Example: Solve the system x + 2y + 3z = 14
2x + y – 2z = -2
3x – 4y + z = -2
First we choose a variable we wish to eliminate. Let’s eliminate the x variable by using the first and second equation. x + 2y + 3z = 14
2x + y – 2z = -2
Multiply the first equation by -2 to get
-2x – 4y – 6z = -28
2x + y – 2z = -2
When adding the equations the x terms are eliminated and we have left -3y – 8z = -30.
Now choose two other equations and eliminate the x terms. Let’s use the first equation and the third equation. The reason why we are using the first and third equations is because we only have to multiply the first equation before adding to eliminate the x term. Using the second and third equations would require multiplying both equations or multiplying one or the other equation by a fraction, which is more difficult.
Multiply the first equation by -3 to get
-3x – 6y -9z = -42
3x – 4y + z = -2
Add the equations to get -10y – 8z = -44.
Now we have a system of equations in two variables.
-3y – 8z = -30
-10y – 8z = -44
Notice the z terms are the same, so we can subtract the equations to eliminate the z terms. This gives us 7y = 14, therefore y = 2.
Substitute 2 in for y in either equation to get -3(2) – 8z = -30 and z = 3. To solve for x, use one of the original equations with y = 2 and z = 3. Using the first equation we get x + 2(2) + 3(3) = 14. Therefore, x = 1. The solution to the equation is x = 1, y = 2, z = 3.
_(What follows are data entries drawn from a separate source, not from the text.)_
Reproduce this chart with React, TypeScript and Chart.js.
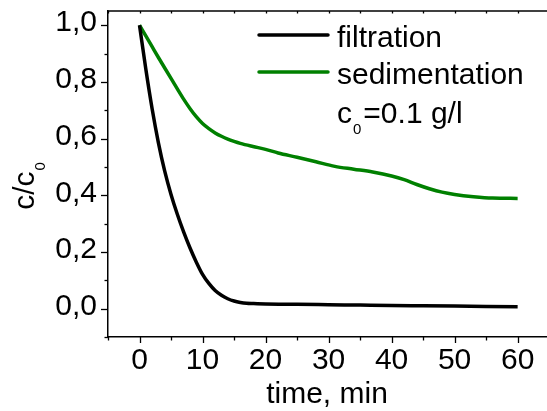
import { useEffect, useRef } from 'react';
import { Chart, registerables } from 'chart.js';

Chart.register(...registerables);

const FONT = '"Liberation Sans", Arial, Helvetica, sans-serif';

// Data
const filtrationTime = [0, 1, 2, 3, 4, 5, 6, 7, 8, 9, 10, 11, 12, 13, 14, 15, 16, 17, 18, 20, 25, 30, 35, 40, 45, 50, 55, 60];
const filtrationValue = [1.0, 0.845, 0.705, 0.585, 0.485, 0.403, 0.333, 0.271, 0.215, 0.165, 0.121, 0.089, 0.064, 0.047, 0.035, 0.027, 0.022, 0.019, 0.018, 0.0165, 0.0155, 0.014, 0.0125, 0.011, 0.01, 0.009, 0.008, 0.007];

const sedimentationTime = [0, 1, 2, 3, 4, 5, 6, 7, 8, 9, 10, 11, 12, 13, 14, 15, 16, 18, 20, 22, 25, 28, 31, 34, 37, 40, 42, 44, 46, 48, 50, 53, 56, 60];
const sedimentationValue = [1.0, 0.962, 0.924, 0.886, 0.849, 0.812, 0.775, 0.739, 0.706, 0.677, 0.653, 0.635, 0.62, 0.608, 0.598, 0.59, 0.583, 0.572, 0.562, 0.549, 0.534, 0.518, 0.502, 0.492, 0.482, 0.468, 0.455, 0.438, 0.423, 0.411, 0.403, 0.395, 0.39, 0.389];

const xTickValues = [0, 10, 20, 30, 40, 50, 60];
const xMinorTickValues = [-5, 5, 15, 25, 35, 45, 55];
const yTickValues = [0, 0.2, 0.4, 0.6, 0.8, 1.0];
const yMinorTickValues = [-0.1, 0.1, 0.3, 0.5, 0.7, 0.9];

const seriesLabels = ['filtration', 'sedimentation'];
const seriesColors = ['#000000', '#008000'];
const noteMain = 'c';
const noteSub = '0';
const noteRest = '=0.1 g/l';
const xTitle = 'time, min';
const yTitleMain = 'c/c';
const yTitleSub = '0';

const framePlugin = {
  id: 'framePlugin',
  afterDraw(chart: any) {
    const { ctx, chartArea, scales } = chart;
    const x = scales.x;
    const y = scales.y;
    ctx.save();
    ctx.strokeStyle = '#000';
    ctx.lineWidth = 1.5;
    const tick = (px: number, py: number, qx: number, qy: number) => {
      ctx.beginPath();
      ctx.moveTo(px, py);
      ctx.lineTo(qx, qy);
      ctx.stroke();
    };
    // top frame line
    tick(chartArea.left, chartArea.top, chartArea.right + 1, chartArea.top);
    ctx.lineWidth = 1.3;
    xTickValues.forEach((v) => {
      const px = Math.round(x.getPixelForValue(v)) + 0.5;
      tick(px, chartArea.bottom, px, chartArea.bottom + 6);
      tick(px, chartArea.top, px, chartArea.top + 2.5);
    });
    xMinorTickValues.forEach((v) => {
      const px = Math.round(x.getPixelForValue(v)) + 0.5;
      tick(px, chartArea.bottom, px, chartArea.bottom + 3.5);
      tick(px, chartArea.top, px, chartArea.top + 2.5);
    });
    yTickValues.forEach((v) => {
      const py = Math.round(y.getPixelForValue(v)) + 0.5;
      tick(chartArea.left, py, chartArea.left - 7, py);
    });
    yMinorTickValues.forEach((v) => {
      const py = Math.round(y.getPixelForValue(v)) + 0.5;
      tick(chartArea.left, py, chartArea.left - 3.5, py);
    });

    // legend
    ctx.lineCap = 'round';
    ctx.lineWidth = 3.5;
    ctx.fillStyle = '#000';
    ctx.textBaseline = 'alphabetic';
    ctx.textAlign = 'left';
    ctx.font = `30px ${FONT}`;
    const legendY = [35, 72];
    const textY = [47, 84];
    seriesLabels.forEach((label, i) => {
      ctx.strokeStyle = seriesColors[i];
      tick(259, legendY[i], 328, legendY[i]);
      ctx.fillText(label, 337, textY[i]);
    });
    // note c0=0.1 g/l
    ctx.font = `30px ${FONT}`;
    ctx.fillText(noteMain, 337, 123);
    const w1 = ctx.measureText(noteMain).width;
    ctx.font = `15px ${FONT}`;
    ctx.fillText(noteSub, 337 + w1 + 1, 134);
    const w2 = ctx.measureText(noteSub).width;
    ctx.font = `30px ${FONT}`;
    ctx.fillText(noteRest, 337 + w1 + w2 + 3, 123);

    // y title
    const cy = 186;
    ctx.translate(33.5, cy);
    ctx.rotate(-Math.PI / 2);
    ctx.font = `30px ${FONT}`;
    const m1 = ctx.measureText(yTitleMain).width;
    ctx.font = `15px ${FONT}`;
    const m2 = ctx.measureText(yTitleSub).width;
    const total = m1 + m2 + 1;
    ctx.font = `30px ${FONT}`;
    ctx.fillText(yTitleMain, -total / 2, 0);
    ctx.font = `15px ${FONT}`;
    ctx.fillText(yTitleSub, -total / 2 + m1 + 1, 11.5);
    ctx.restore();
  },
};

export default function App() {
  const canvasRef = useRef<HTMLCanvasElement | null>(null);

  useEffect(() => {
    document.body.style.margin = '0';
    const canvas = canvasRef.current;
    if (!canvas) return;
    const chart = new Chart(canvas, {
      type: 'line',
      data: {
        datasets: [
          {
            label: seriesLabels[0],
            data: filtrationTime.map((t, i) => ({ x: t, y: filtrationValue[i] })),
            borderColor: seriesColors[0],
            borderWidth: 3.5,
            pointRadius: 0,
            cubicInterpolationMode: 'monotone',
            fill: false,
          },
          {
            label: seriesLabels[1],
            data: sedimentationTime.map((t, i) => ({ x: t, y: sedimentationValue[i] })),
            borderColor: seriesColors[1],
            borderWidth: 3.5,
            pointRadius: 0,
            cubicInterpolationMode: 'monotone',
            fill: false,
          },
        ],
      },
      options: {
        animation: false,
        responsive: false,
        maintainAspectRatio: false,
        layout: { padding: { left: 0, top: 11, right: 1, bottom: 0 } },
        plugins: {
          legend: { display: false },
          tooltip: { enabled: false },
        },
        scales: {
          x: {
            type: 'linear',
            min: -5,
            max: 64.5,
            afterBuildTicks: (scale: any) => {
              scale.ticks = xTickValues.map((v) => ({ value: v }));
            },
            afterFit: (scale: any) => {
              scale.height = 74;
              scale.paddingLeft = 0;
              scale.paddingRight = 0;
            },
            grid: { display: false, drawTicks: false },
            border: { display: true, color: '#000', width: 1.5 },
            ticks: {
              color: '#000',
              font: { family: FONT, size: 30 },
              padding: 6,
              maxRotation: 0,
              autoSkip: false,
              callback: (v: any) => String(v),
            },
            title: {
              display: true,
              text: xTitle,
              color: '#000',
              font: { family: FONT, size: 30, lineHeight: 1 },
              padding: { top: 0, bottom: 1 },
            },
          },
          y: {
            type: 'linear',
            min: -0.1,
            max: 1.05,
            afterBuildTicks: (scale: any) => {
              scale.ticks = yTickValues.map((v) => ({ value: v }));
            },
            afterFit: (scale: any) => {
              scale.width = 108;
              scale.paddingTop = 0;
              scale.paddingBottom = 0;
            },
            grid: { display: false, drawTicks: false },
            border: { display: true, color: '#000', width: 1.5 },
            ticks: {
              color: '#000',
              font: { family: FONT, size: 30 },
              padding: 11,
              labelOffset: -2,
              autoSkip: false,
              callback: (v: any) => Number(v).toFixed(1).replace('.', ','),
            },
          },
        },
      },
      plugins: [framePlugin],
    });
    return () => chart.destroy();
  }, []);

  return (
    <div style={{ width: 547, height: 411, background: '#fff' }}>
      <canvas ref={canvasRef} width={547} height={411} style={{ width: 547, height: 411, display: 'block' }} />
    </div>
  );
}
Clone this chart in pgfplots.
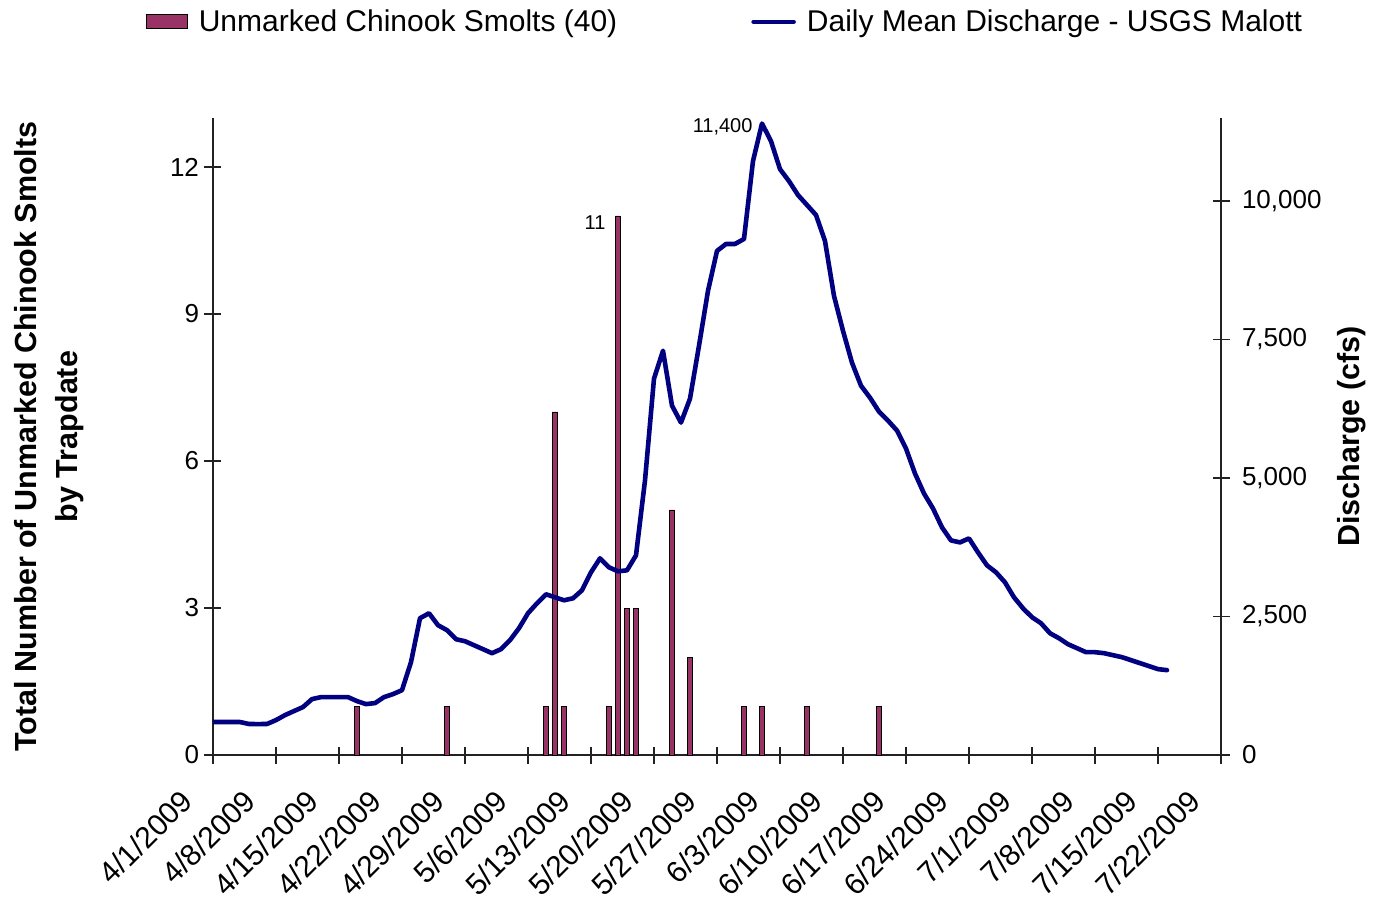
\documentclass[border=0pt]{standalone}
\usepackage{pgfplots}
\pgfplotsset{compat=1.18}
\usepackage{pgfplotstable}
\usepackage{fontspec}
\setmainfont{Liberation Sans}
\definecolor{barcol}{HTML}{993366}
\definecolor{linecol}{HTML}{000080}
\definecolor{axcol}{HTML}{222222}

\pgfplotstableread{
day cfs
0 595
1 595
2 595
3 595
4 560
5 558
6 560
7 630
8 720
9 793
10 865
11 1009
12 1045
13 1045
14 1045
15 1045
16 973
17 919
18 937
19 1045
20 1099
21 1171
22 1676
23 2469
24 2559
25 2343
26 2253
27 2090
28 2054
29 1982
30 1910
31 1838
32 1910
33 2072
34 2289
35 2559
36 2739
37 2901
38 2847
39 2793
40 2829
41 2973
42 3298
43 3550
44 3388
45 3316
46 3334
47 3604
48 4956
49 6794
50 7298
51 6307
52 6001
53 6433
54 7388
55 8379
56 9100
57 9226
58 9226
59 9316
60 10722
61 11400
62 11082
63 10577
64 10361
65 10109
66 9929
67 9749
68 9280
69 8289
70 7658
71 7082
72 6667
73 6451
74 6199
75 6037
76 5857
77 5532
78 5082
79 4721
80 4451
81 4109
82 3874
83 3838
84 3910
85 3658
86 3424
87 3298
88 3117
89 2847
90 2649
91 2487
92 2379
93 2198
94 2108
95 2000
96 1928
97 1856
98 1856
99 1838
100 1802
101 1766
102 1712
103 1658
104 1604
105 1550
106 1532
}\discharge

\pgfplotstableread{
day n
16 1
26 1
37 1
38 7
39 1
44 1
45 11
46 3
47 3
51 5
53 2
59 1
61 1
66 1
74 1
}\smolts

\begin{document}
\begin{tikzpicture}
\useasboundingbox (-213pt,-150pt) rectangle (1161pt,755pt);
\pgfplotsset{
  every axis/.append style={
    scale only axis, width=1008pt, height=637pt,
    xmin=0, xmax=112,
    axis line style={axcol, line width=1.2pt},
    every tick/.style={axcol, line width=1.2pt},
    tick align=center, major tick length=17pt,
    tick label style={font=\fontsize{26}{30}\selectfont, black},
    /pgf/number format/assume math mode=true,
  },
}
\begin{axis}[
  axis x line=bottom, axis y line=left,
  x axis line style={-}, y axis line style={-},
  ymin=0, ymax=13,
  ytick={0,3,6,9,12},
  xtick={0,7,...,112},
  xticklabels={4/1/2009,4/8/2009,4/15/2009,4/22/2009,4/29/2009,5/6/2009,5/13/2009,5/20/2009,5/27/2009,6/3/2009,6/10/2009,6/17/2009,6/24/2009,7/1/2009,7/8/2009,7/15/2009,7/22/2009},
  xticklabel style={rotate=45, anchor=north east, inner sep=0pt, xshift=-41pt, yshift=7pt, font=\fontsize{30}{34}\selectfont},
  yticklabel style={xshift=-2pt},
  ylabel={Total Number of Unmarked Chinook Smolts\\by Trapdate},
  ylabel style={at={(axis description cs:-0.1627,0.5)}, anchor=center, align=center, font=\fontsize{30.5}{41}\selectfont\bfseries},
]
\addplot[ybar, bar width=5pt, bar shift=0pt, fill=barcol, draw=black, line width=0.8pt] table[x=day, y=n] {\smolts};
\node[anchor=east, font=\fontsize{20}{24}\selectfont] at (axis cs:45,11) [xshift=-9pt, yshift=-7pt] {11};
\end{axis}
\begin{axis}[
  axis y line=right, axis x line=none,
  y axis line style={-},
  ymin=0, ymax=11500,
  ytick={0,2500,5000,7500,10000},
  scaled y ticks=false,
  yticklabel style={xshift=9pt, /pgf/number format/.cd, fixed, 1000 sep={,}},
  ylabel={Discharge (cfs)},
  ylabel style={at={(axis description cs:1.130,0.5)}, anchor=center, rotate=0, font=\fontsize{30.5}{36}\selectfont\bfseries},
  legend columns=2,
  legend style={at={(axis description cs:0.508,1.151)}, anchor=center, draw=none, fill=none,
    font=\fontsize{30}{36}\selectfont,
    /tikz/every odd column/.append style={column sep=9pt},
    /tikz/every even column/.append style={column sep=132pt}},
  legend cell align=left,
]
\addlegendimage{legend image code/.code={\draw[fill=barcol, draw=black, line width=0.8pt] (0pt,-7pt) rectangle (41pt,7pt);}}
\addlegendentry{Unmarked Chinook Smolts (40)}
\addplot[linecol, line width=4.6pt, line join=round, line cap=round, legend image code/.code={\draw[linecol, line width=4.6pt] (0pt,0pt) -- (40pt,0pt);}] table[x=day, y=cfs] {\discharge};
\addlegendentry{Daily Mean Discharge - USGS Malott}
\node[anchor=east, font=\fontsize{20}{24}\selectfont] at (axis cs:61,11400) [xshift=-6pt, yshift=-3pt] {11,400};
\end{axis}
\end{tikzpicture}
\end{document}
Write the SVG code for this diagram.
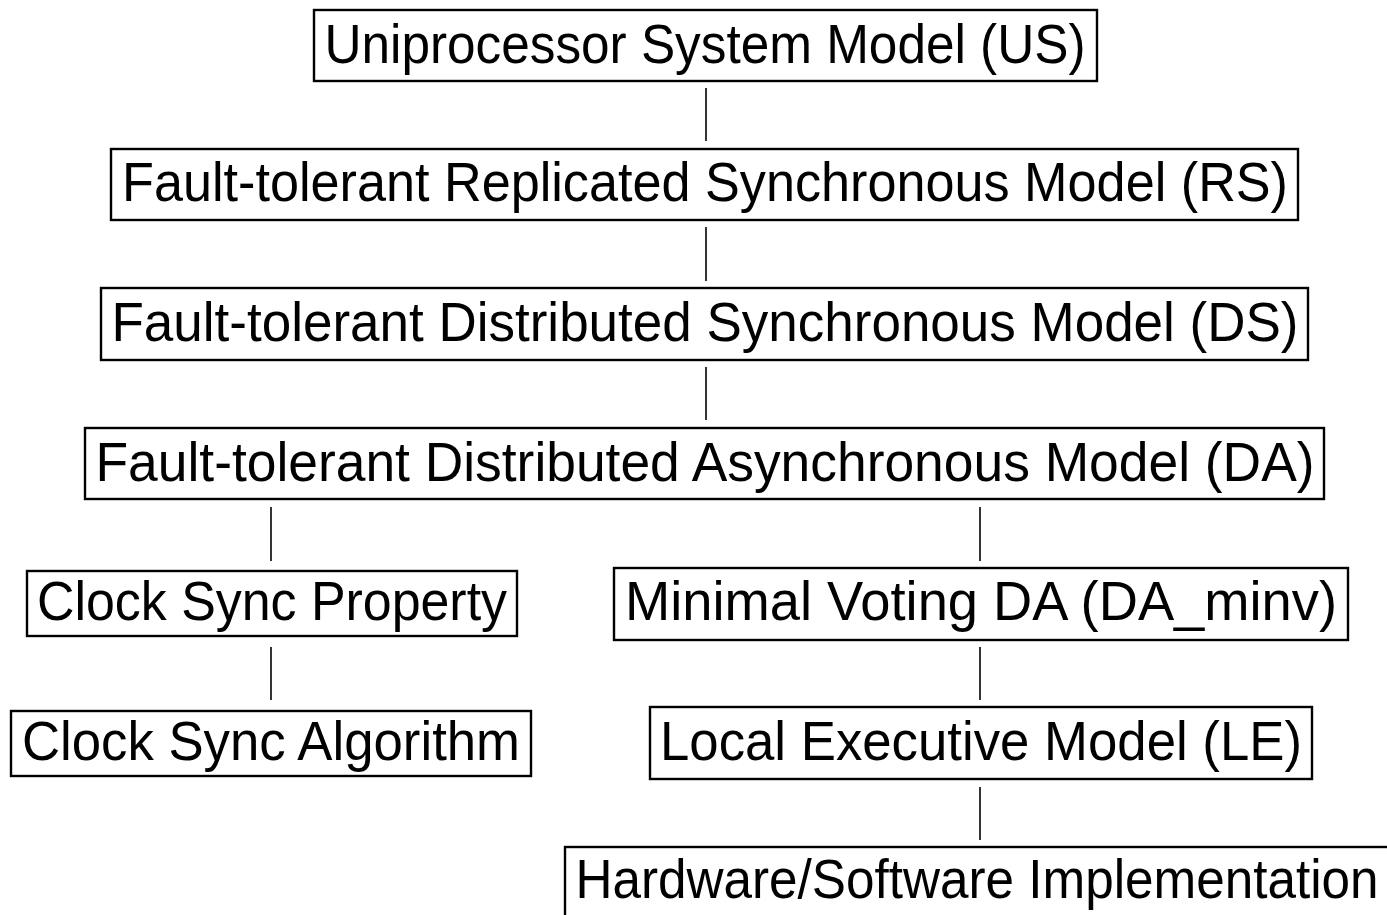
<svg xmlns="http://www.w3.org/2000/svg" width="1387" height="915" viewBox="0 0 1387 915">
<style>
.box{fill:#fff;stroke:#000;stroke-width:2.4}
.t{font-family:"Liberation Sans",Arial,sans-serif;font-size:56px;fill:#000;text-anchor:middle}
.c line{stroke:#000;stroke-width:1.6}
</style>
<rect width="1387" height="915" fill="#fff"/>
<g class="c" id="connectors">
<line x1="706" y1="88" x2="706" y2="141"/>
<line x1="706" y1="227" x2="706" y2="281"/>
<line x1="706" y1="367" x2="706" y2="420"/>
<line x1="271" y1="507" x2="271" y2="561"/>
<line x1="271" y1="647" x2="271" y2="700"/>
<line x1="980" y1="507" x2="980" y2="561"/>
<line x1="980" y1="647" x2="980" y2="700"/>
<line x1="980" y1="787" x2="980" y2="840"/>
</g>
<g id="US"><rect class="box" x="314" y="10" width="783" height="71"/><text class="t" x="705" y="63" textLength="761" lengthAdjust="spacingAndGlyphs">Uniprocessor System Model (US)</text></g>
<g id="RS"><rect class="box" x="111" y="149" width="1187" height="71"/><text class="t" x="705" y="201" textLength="1166" lengthAdjust="spacingAndGlyphs">Fault-tolerant Replicated Synchronous Model (RS)</text></g>
<g id="DS"><rect class="box" x="101" y="288" width="1207" height="72"/><text class="t" x="705" y="341" textLength="1187" lengthAdjust="spacingAndGlyphs">Fault-tolerant Distributed Synchronous Model (DS)</text></g>
<g id="DA"><rect class="box" x="85" y="428" width="1239" height="71"/><text class="t" x="705" y="481" textLength="1219" lengthAdjust="spacingAndGlyphs">Fault-tolerant Distributed Asynchronous Model (DA)</text></g>
<g id="CSP"><rect class="box" x="27" y="571" width="490" height="65"/><text class="t" x="272" y="620" textLength="470" lengthAdjust="spacingAndGlyphs">Clock Sync Property</text></g>
<g id="MV"><rect class="box" x="614" y="568" width="734" height="72"/><text class="t" x="981" y="620" textLength="712" lengthAdjust="spacingAndGlyphs">Minimal Voting DA (DA_minv)</text></g>
<g id="CSA"><rect class="box" x="11" y="711" width="520" height="65"/><text class="t" x="271" y="760" textLength="498" lengthAdjust="spacingAndGlyphs">Clock Sync Algorithm</text></g>
<g id="LE"><rect class="box" x="650" y="707" width="662" height="72"/><text class="t" x="981" y="760" textLength="642" lengthAdjust="spacingAndGlyphs">Local Executive Model (LE)</text></g>
<g id="HW"><rect class="box" x="565" y="847" width="840" height="80"/><text class="t" x="977" y="898" textLength="803" lengthAdjust="spacingAndGlyphs">Hardware/Software Implementation</text></g>
</svg>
Sometimes a system of equations will be dependent. This occurs when any two of the original equations are the same. Systems can also be inconsistent. This occurs when the coefficients of the variables in two equations are the same but the constants are different. For example, if two of the equations are 2x + 3y + 4z = 1 and 2x + 3y + 4z = -2, the systems are inconsistent. The same equations cannot equal both 1 and -2.
This guide and examples should ease any confusion about systems of linear equations with three variables.